WRITTEN EXERCISE:
Only the lines from the start of the data to the line containing "PRRI, American Values", both included, should be output, exactly and without pictures.

**** COLLECTED MATERIAL ****

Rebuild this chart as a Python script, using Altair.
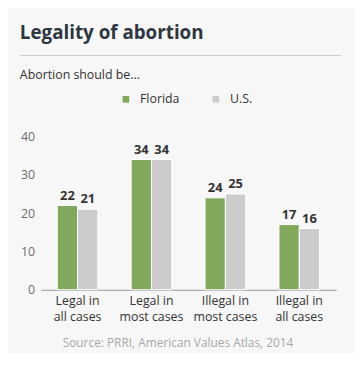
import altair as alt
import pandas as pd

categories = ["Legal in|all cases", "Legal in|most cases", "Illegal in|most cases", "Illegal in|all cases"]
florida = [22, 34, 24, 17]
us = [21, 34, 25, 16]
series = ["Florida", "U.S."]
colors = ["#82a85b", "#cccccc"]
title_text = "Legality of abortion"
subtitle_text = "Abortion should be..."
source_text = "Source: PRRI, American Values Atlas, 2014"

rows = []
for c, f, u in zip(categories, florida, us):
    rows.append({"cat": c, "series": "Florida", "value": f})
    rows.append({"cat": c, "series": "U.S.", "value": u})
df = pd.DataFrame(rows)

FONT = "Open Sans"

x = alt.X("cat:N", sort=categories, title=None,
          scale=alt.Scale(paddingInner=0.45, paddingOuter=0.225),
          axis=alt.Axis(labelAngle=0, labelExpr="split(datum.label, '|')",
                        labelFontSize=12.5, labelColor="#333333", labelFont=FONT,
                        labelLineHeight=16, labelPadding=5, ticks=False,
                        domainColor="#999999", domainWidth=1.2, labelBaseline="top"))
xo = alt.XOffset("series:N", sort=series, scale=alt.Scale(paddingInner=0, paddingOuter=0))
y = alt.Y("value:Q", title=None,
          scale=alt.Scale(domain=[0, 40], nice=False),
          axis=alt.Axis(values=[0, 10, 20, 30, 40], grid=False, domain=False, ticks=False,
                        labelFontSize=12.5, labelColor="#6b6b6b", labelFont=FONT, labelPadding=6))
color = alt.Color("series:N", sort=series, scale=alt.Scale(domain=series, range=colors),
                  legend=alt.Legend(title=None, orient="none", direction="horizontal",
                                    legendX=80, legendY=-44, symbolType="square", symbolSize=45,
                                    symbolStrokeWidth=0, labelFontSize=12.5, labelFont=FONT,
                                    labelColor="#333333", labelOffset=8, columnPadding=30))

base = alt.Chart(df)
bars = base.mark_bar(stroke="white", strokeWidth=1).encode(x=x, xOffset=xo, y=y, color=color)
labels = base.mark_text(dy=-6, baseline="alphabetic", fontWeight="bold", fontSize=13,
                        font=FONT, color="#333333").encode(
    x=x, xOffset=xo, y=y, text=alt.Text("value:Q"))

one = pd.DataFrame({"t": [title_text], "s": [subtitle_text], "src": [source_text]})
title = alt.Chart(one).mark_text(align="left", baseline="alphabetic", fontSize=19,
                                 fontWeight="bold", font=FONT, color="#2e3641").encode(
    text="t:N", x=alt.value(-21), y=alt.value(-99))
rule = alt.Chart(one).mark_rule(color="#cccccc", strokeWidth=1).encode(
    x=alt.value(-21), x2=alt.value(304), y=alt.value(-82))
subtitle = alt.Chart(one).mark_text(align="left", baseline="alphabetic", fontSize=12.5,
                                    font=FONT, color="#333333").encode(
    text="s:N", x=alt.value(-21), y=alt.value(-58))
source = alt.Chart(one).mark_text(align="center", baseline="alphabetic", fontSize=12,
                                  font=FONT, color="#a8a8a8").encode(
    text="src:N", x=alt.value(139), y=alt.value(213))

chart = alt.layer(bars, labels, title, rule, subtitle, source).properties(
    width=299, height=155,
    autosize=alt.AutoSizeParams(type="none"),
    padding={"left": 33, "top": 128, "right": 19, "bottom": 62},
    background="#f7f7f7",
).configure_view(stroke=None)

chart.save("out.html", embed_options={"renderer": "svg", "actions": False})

****

RESULT OF THIS EXERCISE:
Rebuild this chart as a Python script, using Altair.
import altair as alt
import pandas as pd

categories = ["Legal in|all cases", "Legal in|most cases", "Illegal in|most cases", "Illegal in|all cases"]
florida = [22, 34, 24, 17]
us = [21, 34, 25, 16]
series = ["Florida", "U.S."]
colors = ["#82a85b", "#cccccc"]
title_text = "Legality of abortion"
subtitle_text = "Abortion should be..."
source_text = "Source: PRRI, American Values Atlas, 2014"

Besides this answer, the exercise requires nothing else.